* **PROBLEM TO WORK ON**
Quote all of the data that follows exactly as written, skipping the images.

* **GIVEN DATA**
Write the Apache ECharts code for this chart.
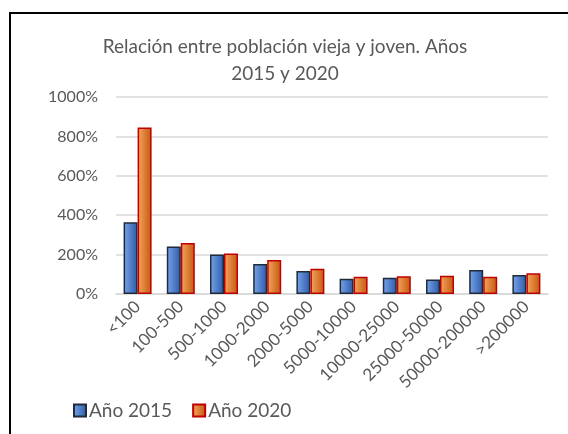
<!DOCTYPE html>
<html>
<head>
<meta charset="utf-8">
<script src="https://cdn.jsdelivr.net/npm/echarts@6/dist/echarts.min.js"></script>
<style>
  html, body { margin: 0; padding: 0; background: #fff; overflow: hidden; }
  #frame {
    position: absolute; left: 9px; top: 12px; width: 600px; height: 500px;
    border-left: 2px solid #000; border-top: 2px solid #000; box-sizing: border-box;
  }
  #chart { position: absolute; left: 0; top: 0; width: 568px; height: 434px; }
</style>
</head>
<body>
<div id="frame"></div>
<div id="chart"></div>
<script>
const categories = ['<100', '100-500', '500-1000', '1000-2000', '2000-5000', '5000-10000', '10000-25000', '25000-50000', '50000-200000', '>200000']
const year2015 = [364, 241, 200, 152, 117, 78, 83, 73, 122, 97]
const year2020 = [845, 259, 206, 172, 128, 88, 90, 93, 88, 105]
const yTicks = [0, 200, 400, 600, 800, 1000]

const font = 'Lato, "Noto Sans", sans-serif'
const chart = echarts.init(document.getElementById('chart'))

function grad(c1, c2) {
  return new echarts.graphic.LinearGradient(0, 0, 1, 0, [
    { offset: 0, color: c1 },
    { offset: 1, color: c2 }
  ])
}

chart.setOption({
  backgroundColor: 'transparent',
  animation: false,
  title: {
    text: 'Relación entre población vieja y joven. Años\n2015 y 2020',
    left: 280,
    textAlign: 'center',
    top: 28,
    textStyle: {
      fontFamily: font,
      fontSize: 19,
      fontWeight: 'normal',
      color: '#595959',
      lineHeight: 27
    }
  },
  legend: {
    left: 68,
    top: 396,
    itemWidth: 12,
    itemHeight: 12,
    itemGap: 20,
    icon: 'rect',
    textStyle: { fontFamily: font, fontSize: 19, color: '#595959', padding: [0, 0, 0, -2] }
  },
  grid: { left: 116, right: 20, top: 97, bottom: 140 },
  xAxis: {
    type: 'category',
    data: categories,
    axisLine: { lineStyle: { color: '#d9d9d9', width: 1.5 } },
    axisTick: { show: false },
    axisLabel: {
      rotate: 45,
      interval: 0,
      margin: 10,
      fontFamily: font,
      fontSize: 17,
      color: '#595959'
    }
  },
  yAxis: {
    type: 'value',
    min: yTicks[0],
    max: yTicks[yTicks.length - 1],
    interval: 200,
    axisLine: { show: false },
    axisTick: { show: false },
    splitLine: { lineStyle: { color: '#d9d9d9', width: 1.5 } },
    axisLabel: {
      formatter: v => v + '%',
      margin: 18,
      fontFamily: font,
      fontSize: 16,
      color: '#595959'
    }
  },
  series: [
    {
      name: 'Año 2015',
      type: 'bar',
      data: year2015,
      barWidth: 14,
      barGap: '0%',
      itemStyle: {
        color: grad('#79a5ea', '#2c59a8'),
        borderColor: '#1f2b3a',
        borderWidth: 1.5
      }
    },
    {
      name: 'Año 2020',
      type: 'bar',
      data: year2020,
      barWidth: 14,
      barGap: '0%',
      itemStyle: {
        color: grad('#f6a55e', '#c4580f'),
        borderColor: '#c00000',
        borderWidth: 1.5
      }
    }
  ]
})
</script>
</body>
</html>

* **RESPONSE TO THIS TASK**
Write the Apache ECharts code for this chart.
<!DOCTYPE html>
<html>
<head>
<meta charset="utf-8">
<script src="https://cdn.jsdelivr.net/npm/echarts@6/dist/echarts.min.js"></script>
<style>
  html, body { margin: 0; padding: 0; background: #fff; overflow: hidden; }
  #frame {
    position: absolute; left: 9px; top: 12px; width: 600px; height: 500px;
    border-left: 2px solid #000; border-top: 2px solid #000; box-sizing: border-box;
  }
  #chart { position: absolute; left: 0; top: 0; width: 568px; height: 434px; }
</style>
</head>
<body>
<div id="frame"></div>
<div id="chart"></div>
<script>
const categories = ['<100', '100-500', '500-1000', '1000-2000', '2000-5000', '5000-10000', '10000-25000', '25000-50000', '50000-200000', '>200000']
const year2015 = [364, 241, 200, 152, 117, 78, 83, 73, 122, 97]
const year2020 = [845, 259, 206, 172, 128, 88, 90, 93, 88, 105]
const yTicks = [0, 200, 400, 600, 800, 1000]

const font = 'Lato, "Noto Sans", sans-serif'
const chart = echarts.init(document.getElementById('chart'))

function grad(c1, c2) {
  return new echarts.graphic.LinearGradient(0, 0, 1, 0, [
    { offset: 0, color: c1 },
    { offset: 1, color: c2 }
  ])
}

chart.setOption({
  backgroundColor: 'transparent',
  animation: false,
  title: {
    text: 'Relación entre población vieja y joven. Años\n2015 y 2020',
    left: 280,
    textAlign: 'center',
    top: 28,
    textStyle: {
      fontFamily: font,
      fontSize: 19,
      fontWeight: 'normal',
      color: '#595959',
      lineHeight: 27
    }
  },
  legend: {
    left: 68,
    top: 396,
    itemWidth: 12,
    itemHeight: 12,
    itemGap: 20,
    icon: 'rect',
    textStyle: { fontFamily: font, fontSize: 19, color: '#595959', padding: [0, 0, 0, -2] }
  },
  grid: { left: 116, right: 20, top: 97, bottom: 140 },
  xAxis: {
    type: 'category',
    data: categories,
    axisLine: { lineStyle: { color: '#d9d9d9', width: 1.5 } },
    axisTick: { show: false },
    axisLabel: {
      rotate: 45,
      interval: 0,
      margin: 10,
      fontFamily: font,
      fontSize: 17,
      color: '#595959'
    }
  },
  yAxis: {
    type: 'value',
    min: yTicks[0],
    max: yTicks[yTicks.length - 1],
    interval: 200,
    axisLine: { show: false },
    axisTick: { show: false },
    splitLine: { lineStyle: { color: '#d9d9d9', width: 1.5 } },
    axisLabel: {
      formatter: v => v + '%',
      margin: 18,
      fontFamily: font,
      fontSize: 16,
      color: '#595959'
    }
  },
  series: [
    {
      name: 'Año 2015',
      type: 'bar',
      data: year2015,
      barWidth: 14,
      barGap: '0%',
      itemStyle: {
        color: grad('#79a5ea', '#2c59a8'),
        borderColor: '#1f2b3a',
        borderWidth: 1.5
      }
    },
    {
      name: 'Año 2020',
      type: 'bar',
      data: year2020,
      barWidth: 14,
      barGap: '0%',
      itemStyle: {
        color: grad('#f6a55e', '#c4580f'),
        borderColor: '#c00000',
        borderWidth: 1.5
      }
    }
  ]
})
</script>
</body>
</html>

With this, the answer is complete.